Richard Lingeman of The Nation reviews "My Times: A Memoir of Dissent." It is John Hess' account of his 24 years at the New York Times, and it sounds like an account both enlightening and deflating.

Here's an excerpt from the review:
Hess's critique of his alma mater is interesting because it is substantive--avowedly political from a leftist perspective. While copy editors were fussing with reporters over ledes and style, "monstrous falsehoods were passing into print, unchallenged." Hess retells the story of how Kennett Love, the paper's man in Tehran, covered up the CIA's role in the 1953 coup and recites other examples of missed stories on the US Imperialism beat now in the public record.
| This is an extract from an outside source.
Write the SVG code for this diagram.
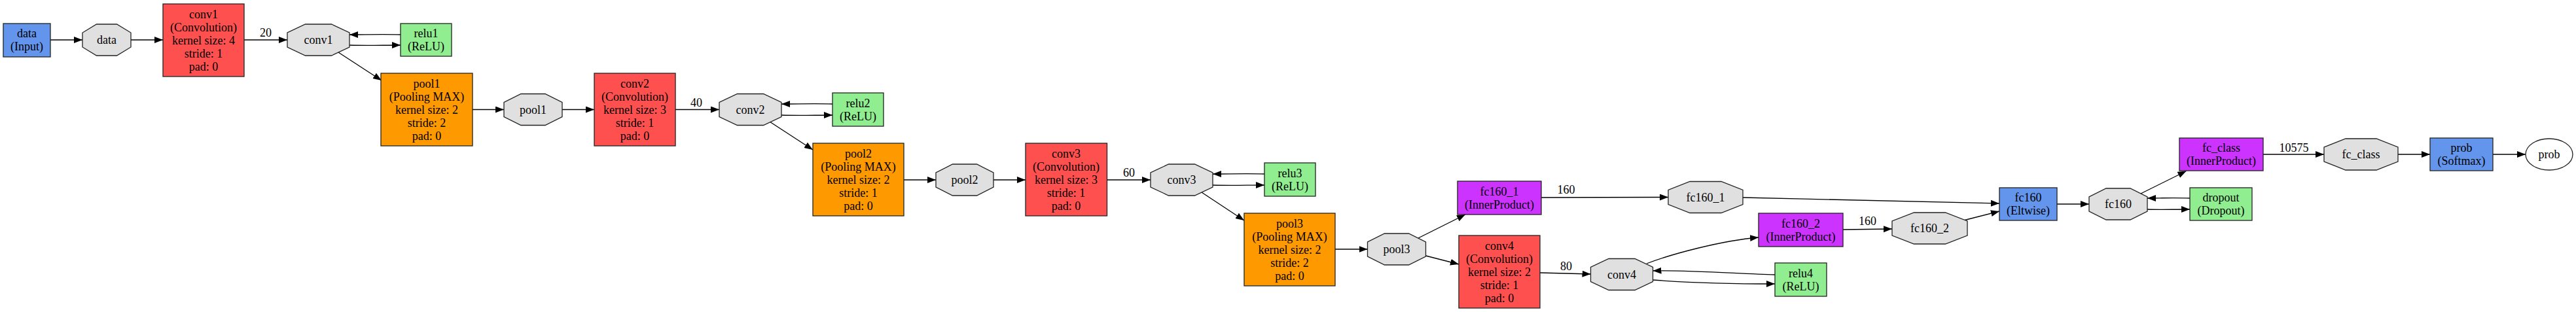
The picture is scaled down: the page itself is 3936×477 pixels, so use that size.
<svg xmlns="http://www.w3.org/2000/svg" width="3936" height="477" viewBox="0 0 3936 477">
<defs>
<marker id="ah" markerUnits="userSpaceOnUse" markerWidth="14" markerHeight="11" refX="13" refY="5" orient="auto">
<path d="M0,0 L13,5 L0,10 z" fill="#000"/>
</marker>
<style>
.e path{fill:none;stroke:#000;stroke-width:1.3;marker-end:url(#ah)}
.n rect,.n polygon,.n ellipse{stroke:#222;stroke-width:1.3}
text{font-family:"Liberation Serif","Times New Roman",serif;font-size:18px;text-anchor:middle;fill:#000}
.conv{fill:#FF5050}.pool{fill:#FF9900}.relu{fill:#90EE90}.ip{fill:#CC33FF}.blue{fill:#6495ED}.blob{fill:#E0E0E0}.white{fill:#fff}
</style>
</defs>
<rect width="3936" height="477" fill="#fff"/>
<g id="connectors" class="e">
<path d="M77,61 L126,61"/>
<path d="M200,61 L249,61"/>
<path d="M373,61 L439,61"/>
<path d="M534,69 C560,70 585,69 612,69"/>
<path d="M612,53 C585,52 560,53 534,53"/>
<path d="M517,80 L583,123"/>
<path d="M722,167.5 L770,167.5"/>
<path d="M859,167.5 L908,167.5"/>
<path d="M1032,167.5 L1099,167.5"/>
<path d="M1194,176 C1220,177 1245,176 1272,176"/>
<path d="M1272,159 C1245,158 1220,159 1194,159"/>
<path d="M1176,186 L1242,229"/>
<path d="M1381,275 L1430,275"/>
<path d="M1518,275 L1567,275"/>
<path d="M1691.5,275 L1758,275"/>
<path d="M1853,283 C1880,284 1905,283 1932,283"/>
<path d="M1932,266 C1905,265 1880,266 1853,266"/>
<path d="M1836,294 L1901,337"/>
<path d="M2040,381 L2089.5,381"/>
<path d="M2167,364 L2239,328"/>
<path d="M2178.5,391 L2229,404"/>
<path d="M2355,302 L2549,301.5"/>
<path d="M2353,417 L2430.5,419"/>
<path d="M2516,403 C2555,388 2630,368 2687,363"/>
<path d="M2712,420 C2650,418 2580,413 2525.5,414"/>
<path d="M2525,428 C2580,432 2650,434 2712,434"/>
<path d="M2816,351 L2891,350"/>
<path d="M2663,302 C2800,305 2950,309 3055,311"/>
<path d="M3002,336.5 L3055,323"/>
<path d="M3143,312 L3192,312"/>
<path d="M3271,296 L3340.5,261.5"/>
<path d="M3346,303 C3320,302 3300,303 3281,303"/>
<path d="M3281,320 C3300,321 3320,320 3346,320"/>
<path d="M3458,236 L3551,236"/>
<path d="M3664,236 L3713,236"/>
<path d="M3809,236 L3859,236"/>
<text x="406" y="56">20</text>
<text x="1064" y="163">40</text>
<text x="1725" y="270">60</text>
<text x="2393" y="296">160</text>
<text x="2393" y="412.5">80</text>
<text x="2853.5" y="344">160</text>
<text x="3505" y="232">10575</text>
</g>
<g id="data_input" class="n"><rect class="blue" x="5" y="36" width="72" height="51"/><text x="41" y="57">data</text><text x="41" y="77">(Input)</text></g>
<g id="blob_data" class="n"><polygon class="blob" points="147.5,37 178.5,37 200,50 200,72 178.5,85 147.5,85 126,72 126,50"/><text x="163" y="67">data</text></g>
<g id="conv1" class="n"><rect class="conv" x="249" y="6" width="124" height="111"/><text x="311" y="27.5">conv1</text><text x="311" y="47.5">(Convolution)</text><text x="311" y="67.5">kernel size: 4</text><text x="311" y="87.5">stride: 1</text><text x="311" y="107.5">pad: 0</text></g>
<g id="blob_conv1" class="n"><polygon class="blob" points="466.5,37 506.5,37 534,50 534,72 506.5,85 466.5,85 439,72 439,50"/><text x="486.5" y="67">conv1</text></g>
<g id="relu1" class="n"><rect class="relu" x="612" y="36" width="78" height="50"/><text x="651" y="57">relu1</text><text x="651" y="77">(ReLU)</text></g>
<g id="pool1" class="n"><rect class="pool" x="582" y="112" width="140" height="111"/><text x="652" y="133.5">pool1</text><text x="652" y="153.5">(Pooling MAX)</text><text x="652" y="173.5">kernel size: 2</text><text x="652" y="193.5">stride: 2</text><text x="652" y="213.5">pad: 0</text></g>
<g id="blob_pool1" class="n"><polygon class="blob" points="796,143.5 833,143.5 859,156.5 859,178.5 833,191.5 796,191.5 770,178.5 770,156.5"/><text x="814.5" y="173.5">pool1</text></g>
<g id="conv2" class="n"><rect class="conv" x="908" y="112" width="124" height="111"/><text x="970" y="133.5">conv2</text><text x="970" y="153.5">(Convolution)</text><text x="970" y="173.5">kernel size: 3</text><text x="970" y="193.5">stride: 1</text><text x="970" y="213.5">pad: 0</text></g>
<g id="blob_conv2" class="n"><polygon class="blob" points="1126.5,143.5 1166.5,143.5 1194,156.5 1194,178.5 1166.5,191.5 1126.5,191.5 1099,178.5 1099,156.5"/><text x="1146.5" y="173.5">conv2</text></g>
<g id="relu2" class="n"><rect class="relu" x="1272" y="142" width="78" height="51"/><text x="1311" y="163.5">relu2</text><text x="1311" y="183.5">(ReLU)</text></g>
<g id="pool2" class="n"><rect class="pool" x="1242" y="219" width="139" height="111"/><text x="1311.5" y="240.5">pool2</text><text x="1311.5" y="260.5">(Pooling MAX)</text><text x="1311.5" y="280.5">kernel size: 2</text><text x="1311.5" y="300.5">stride: 1</text><text x="1311.5" y="320.5">pad: 0</text></g>
<g id="blob_pool2" class="n"><polygon class="blob" points="1455.5,251 1492.5,251 1518,264 1518,286 1492.5,299 1455.5,299 1430,286 1430,264"/><text x="1474" y="281">pool2</text></g>
<g id="conv3" class="n"><rect class="conv" x="1567" y="219" width="124.5" height="111"/><text x="1629" y="240.5">conv3</text><text x="1629" y="260.5">(Convolution)</text><text x="1629" y="280.5">kernel size: 3</text><text x="1629" y="300.5">stride: 1</text><text x="1629" y="320.5">pad: 0</text></g>
<g id="blob_conv3" class="n"><polygon class="blob" points="1785.5,251 1825.5,251 1853,264 1853,286 1825.5,299 1785.5,299 1758,286 1758,264"/><text x="1805.5" y="281">conv3</text></g>
<g id="relu3" class="n"><rect class="relu" x="1932" y="249" width="78" height="51"/><text x="1971" y="270.5">relu3</text><text x="1971" y="290.5">(ReLU)</text></g>
<g id="pool3" class="n"><rect class="pool" x="1901" y="326" width="139" height="111"/><text x="1970.5" y="347.5">pool3</text><text x="1970.5" y="367.5">(Pooling MAX)</text><text x="1970.5" y="387.5">kernel size: 2</text><text x="1970.5" y="407.5">stride: 2</text><text x="1970.5" y="427.5">pad: 0</text></g>
<g id="blob_pool3" class="n"><polygon class="blob" points="2115.5,357 2152.5,357 2178.5,370 2178.5,392 2152.5,405 2115.5,405 2089.5,392 2089.5,370"/><text x="2134" y="387">pool3</text></g>
<g id="fc160_1" class="n"><rect class="ip" x="2227" y="277" width="128" height="51"/><text x="2291" y="298.5">fc160_1</text><text x="2291" y="318.5">(InnerProduct)</text></g>
<g id="blob_fc160_1" class="n"><polygon class="blob" points="2582,277.5 2630,277.5 2663,290.5 2663,312.5 2630,325.5 2582,325.5 2549,312.5 2549,290.5"/><text x="2606" y="307.5">fc160_1</text></g>
<g id="conv4" class="n"><rect class="conv" x="2229" y="360" width="124" height="111"/><text x="2291" y="381.5">conv4</text><text x="2291" y="401.5">(Convolution)</text><text x="2291" y="421.5">kernel size: 2</text><text x="2291" y="441.5">stride: 1</text><text x="2291" y="461.5">pad: 0</text></g>
<g id="blob_conv4" class="n"><polygon class="blob" points="2458,395.5 2498,395.5 2525.5,408.5 2525.5,430.5 2498,443.5 2458,443.5 2430.5,430.5 2430.5,408.5"/><text x="2478" y="425.5">conv4</text></g>
<g id="fc160_2" class="n"><rect class="ip" x="2687" y="326" width="129" height="51"/><text x="2751.5" y="347.5">fc160_2</text><text x="2751.5" y="367.5">(InnerProduct)</text></g>
<g id="relu4" class="n"><rect class="relu" x="2712" y="402" width="79" height="51"/><text x="2751.5" y="423.5">relu4</text><text x="2751.5" y="443.5">(ReLU)</text></g>
<g id="blob_fc160_2" class="n"><polygon class="blob" points="2924.5,325 2972.5,325 3006,338 3006,360 2972.5,373 2924.5,373 2891,360 2891,338"/><text x="2948.5" y="355">fc160_2</text></g>
<g id="fc160" class="n"><rect class="blue" x="3055" y="287" width="88" height="50"/><text x="3099" y="308">fc160</text><text x="3099" y="328">(Eltwise)</text></g>
<g id="blob_fc160" class="n"><polygon class="blob" points="3218,288 3255,288 3281,301 3281,323 3255,336 3218,336 3192,323 3192,301"/><text x="3236.5" y="318">fc160</text></g>
<g id="dropout" class="n"><rect class="relu" x="3346" y="287" width="95" height="50"/><text x="3393.5" y="308">dropout</text><text x="3393.5" y="328">(Dropout)</text></g>
<g id="fc_class" class="n"><rect class="ip" x="3330" y="211" width="128" height="50"/><text x="3394" y="232">fc_class</text><text x="3394" y="252">(InnerProduct)</text></g>
<g id="blob_fc_class" class="n"><polygon class="blob" points="3584,212 3631,212 3664,225 3664,247 3631,260 3584,260 3551,247 3551,225"/><text x="3607.5" y="242">fc_class</text></g>
<g id="prob" class="n"><rect class="blue" x="3713" y="211" width="96" height="50"/><text x="3761" y="232">prob</text><text x="3761" y="252">(Softmax)</text></g>
<g id="blob_prob" class="n"><ellipse class="white" cx="3895" cy="236" rx="36" ry="24"/><text x="3895" y="242">prob</text></g>
</svg>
And here's an excerpt from the book:
For my sins, my first assignment at The New York Times was to edit Fin-Biz copy, which was so slugged after the hostile merger of two news desks, Financial and Business, whose jurisdictions were never clear; it had sometimes happened that both would report the same event on the same page. One day a sports editor and I spent a lunch break debating which of us had to cope with more appalling material. My colleague called it a scoreless tie, then conceded a point. He said he'd asked a friend who was a bank officer what he thought of the Times's business coverage. The banker replied that it was excellent, authoritative -- "except in banking, where they don't know their ass from first base."